Instructions to follow:
Reproduce each line from the records that holds "standalone".

START Task inputs

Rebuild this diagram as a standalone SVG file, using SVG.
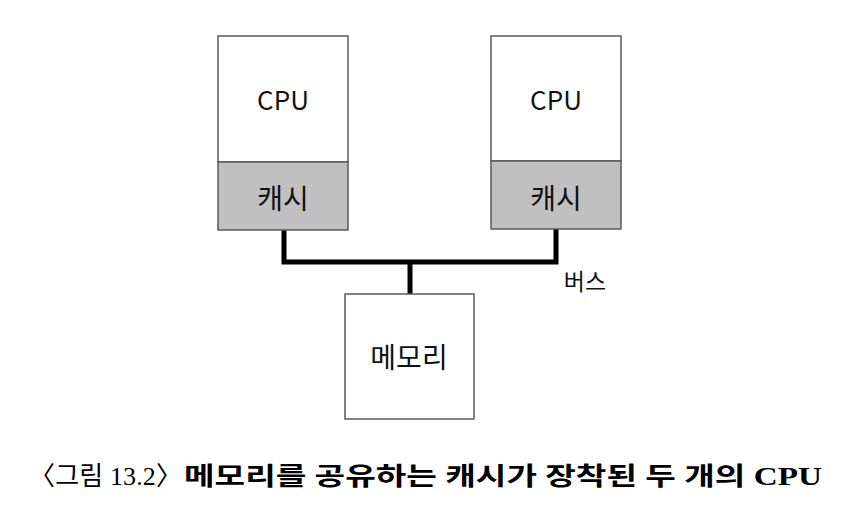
<svg xmlns="http://www.w3.org/2000/svg" width="842" height="512" viewBox="0 0 842 512">
<style>
.box{fill:#ffffff;stroke:#5a5a5a;stroke-width:1.5}
.cache{fill:#c0c0c0;stroke:#5a5a5a;stroke-width:1.5}
.lbl{font-family:"Noto Sans CJK KR","Liberation Sans",sans-serif;font-size:28px;fill:#111;text-anchor:middle}
.cpu{font-size:26px}
.bus{fill:none;stroke:#000;stroke-width:5;stroke-linejoin:miter}
.cap{font-family:"Liberation Serif","Noto Sans CJK KR",serif;font-size:25px;fill:#000}
</style>
<rect width="842" height="512" fill="#fff"/>
<g id="connectors">
<path class="bus" d="M284 230 V262 H556 V229 M410 262 V294"/>
</g>
<g id="cpu1">
<rect class="box" x="218" y="36" width="130" height="126"/>
<rect class="cache" x="218" y="162" width="130" height="68"/>
<text class="lbl cpu" x="283" y="110">CPU</text>
<text class="lbl" x="283" y="209">캐시</text>
</g>
<g id="cpu2">
<rect class="box" x="491" y="36" width="130" height="125"/>
<rect class="cache" x="491" y="161" width="130" height="68"/>
<text class="lbl cpu" x="556" y="110">CPU</text>
<text class="lbl" x="556" y="209">캐시</text>
</g>
<g id="memory">
<rect class="box" x="345" y="294" width="129" height="125"/>
<text class="lbl" x="409" y="368">메모리</text>
</g>
<g id="bus-label">
<text class="lbl" x="585" y="290" style="font-size:23px">버스</text>
</g>
<g id="caption">
<text class="cap" x="29" y="485" style="font-size:26px" textLength="153" lengthAdjust="spacing">〈그림 13.2〉</text>
<text class="cap" x="184" y="485" font-weight="bold" textLength="638" lengthAdjust="spacingAndGlyphs">메모리를 공유하는 캐시가 장착된 두 개의 CPU</text>
</g>
</svg>
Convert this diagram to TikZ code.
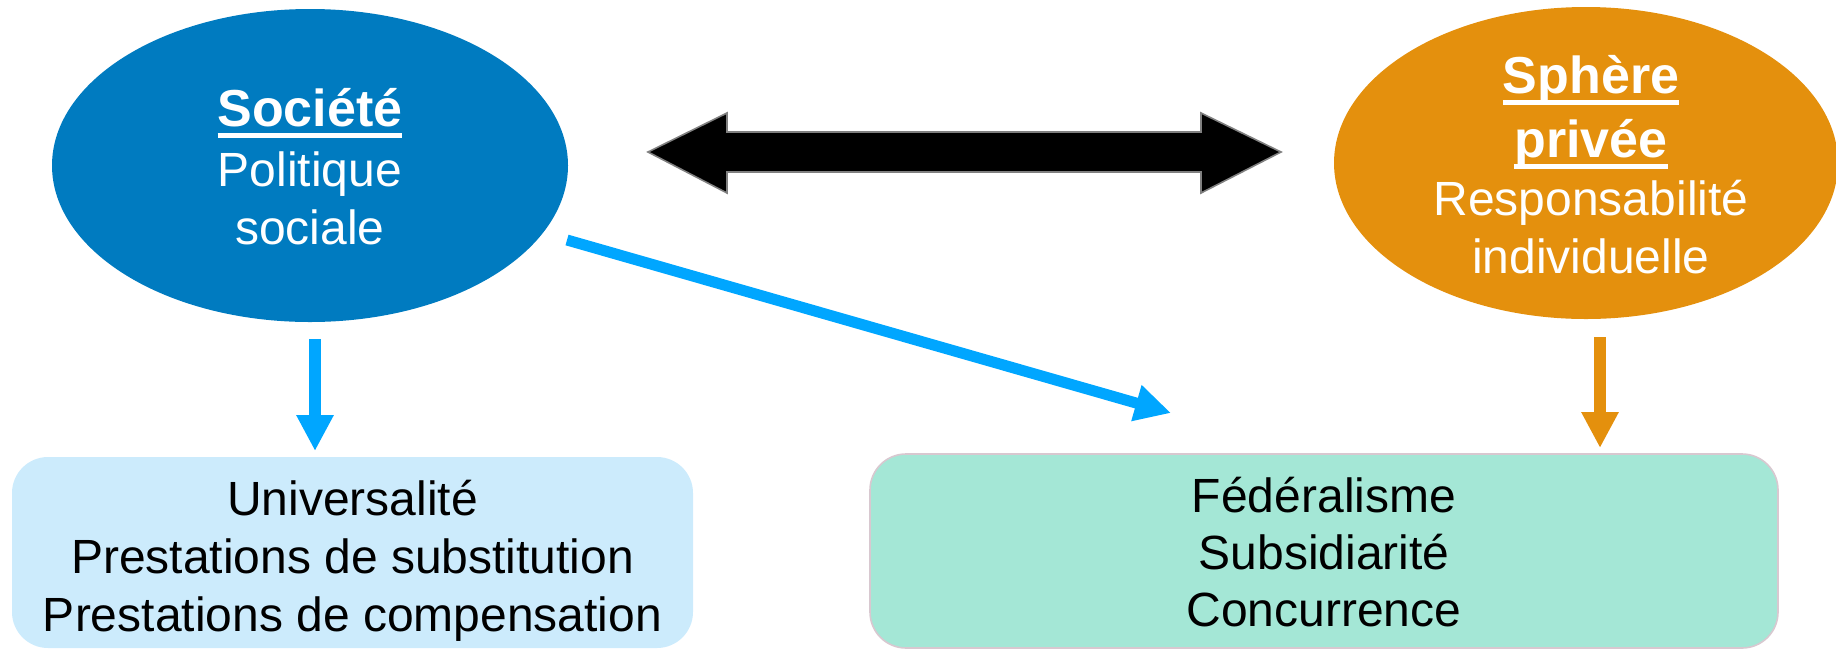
\documentclass[tikz,border=0pt]{standalone}
\usepackage{fontspec}
\setmainfont{Liberation Sans}
\usetikzlibrary{shapes.geometric,arrows.meta}
\definecolor{socblue}{RGB}{0,123,192}
\definecolor{arrblue}{RGB}{0,166,255}
\definecolor{privorange}{RGB}{228,144,13}
\definecolor{boxblue}{RGB}{204,235,252}
\definecolor{boxmint}{RGB}{164,231,214}
\definecolor{boxborder}{RGB}{216,200,208}
\newcommand{\myul}[1]{\leavevmode\setbox0\hbox{#1}\rlap{\rule[-6pt]{\wd0}{2.5pt}}\box0}
\tikzset{
  bubble/.style={ellipse, inner sep=0pt, outer sep=0pt},
  roundbox/.style={rectangle, rounded corners=18pt, inner sep=0pt, outer sep=0pt},
  wtxt/.style={anchor=base, inner sep=0pt, text=white, font=\fontsize{24}{29}\selectfont},
  wtitle/.style={anchor=base, inner sep=0pt, text=white, font=\fontsize{26}{31}\selectfont\bfseries},
  btxt/.style={anchor=base, inner sep=0pt, text=black, font=\fontsize{24}{29}\selectfont},
  flowarrow/.style={line width=6pt, -{Triangle[length=18pt,width=17.5pt]}},
}
\begin{document}
\begin{tikzpicture}[x=0.5pt,y=-0.5pt]
\useasboundingbox (0,0) rectangle (1836,649);
% ellipses
\node[bubble, fill=socblue, minimum width=258pt, minimum height=156.5pt] (soc) at (310,165.5) {};
\node[bubble, fill=privorange, minimum width=252pt, minimum height=156pt] (priv) at (1586,163) {};
% boxes
\node[roundbox, fill=boxblue, minimum width=340.5pt, minimum height=95.5pt] (lbox) at (352.5,552.5) {};
\node[roundbox, fill=boxmint, draw=boxborder, line width=0.8pt, minimum width=454pt, minimum height=97pt] (rbox) at (1324,551) {};
% texts in left ellipse
\node[wtitle] (soc1) at (310,126) {\myul{Société}};
\node[wtxt] (soc2) at (310,186) {Politique};
\node[wtxt] (soc3) at (310,244) {sociale};
% texts in right ellipse
\node[wtitle] (priv1) at (1591,93) {\myul{Sphère}};
\node[wtitle] (priv2) at (1591,157) {\myul{privée}};
\node[wtxt] (priv3) at (1591,215) {Responsabilité};
\node[wtxt] (priv4) at (1591,273) {individuelle};
% texts in left box
\node[btxt] (l1) at (352.5,515) {Universalité};
\node[btxt] (l2) at (352.5,573) {Prestations de substitution};
\node[btxt] (l3) at (352.5,631) {Prestations de compensation};
% texts in right box
\node[btxt] (r1) at (1324,512) {Fédéralisme};
\node[btxt] (r2) at (1324,569) {Subsidiarité};
\node[btxt] (r3) at (1324,626) {Concurrence};
% double block arrow
\draw[fill=black, draw=black!50, line width=0.8pt, line join=miter]
  (648,152) -- (727,113) -- (727,132) -- (1201,132) -- (1201,113) -- (1281,152)
  -- (1201,193) -- (1201,172) -- (727,172) -- (727,193) -- cycle;
% connectors
\coordinate (dls) at (315,339);
\coordinate (dle) at (315,451);
\coordinate (dgs) at (567,240);
\coordinate (dge) at (1171,413);
\coordinate (drs) at (1600,337);
\coordinate (dre) at (1600,448);
\draw[flowarrow, draw=arrblue, fill=arrblue] (dls) -- (dle);
\draw[flowarrow, line width=5.5pt, draw=arrblue, fill=arrblue] (dgs) -- (dge);
\draw[flowarrow, draw=privorange, fill=privorange] (drs) -- (dre);
\end{tikzpicture}
\end{document}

END Task inputs

Exercise result:
Rebuild this diagram as a standalone SVG file, using SVG.
\documentclass[tikz,border=0pt]{standalone}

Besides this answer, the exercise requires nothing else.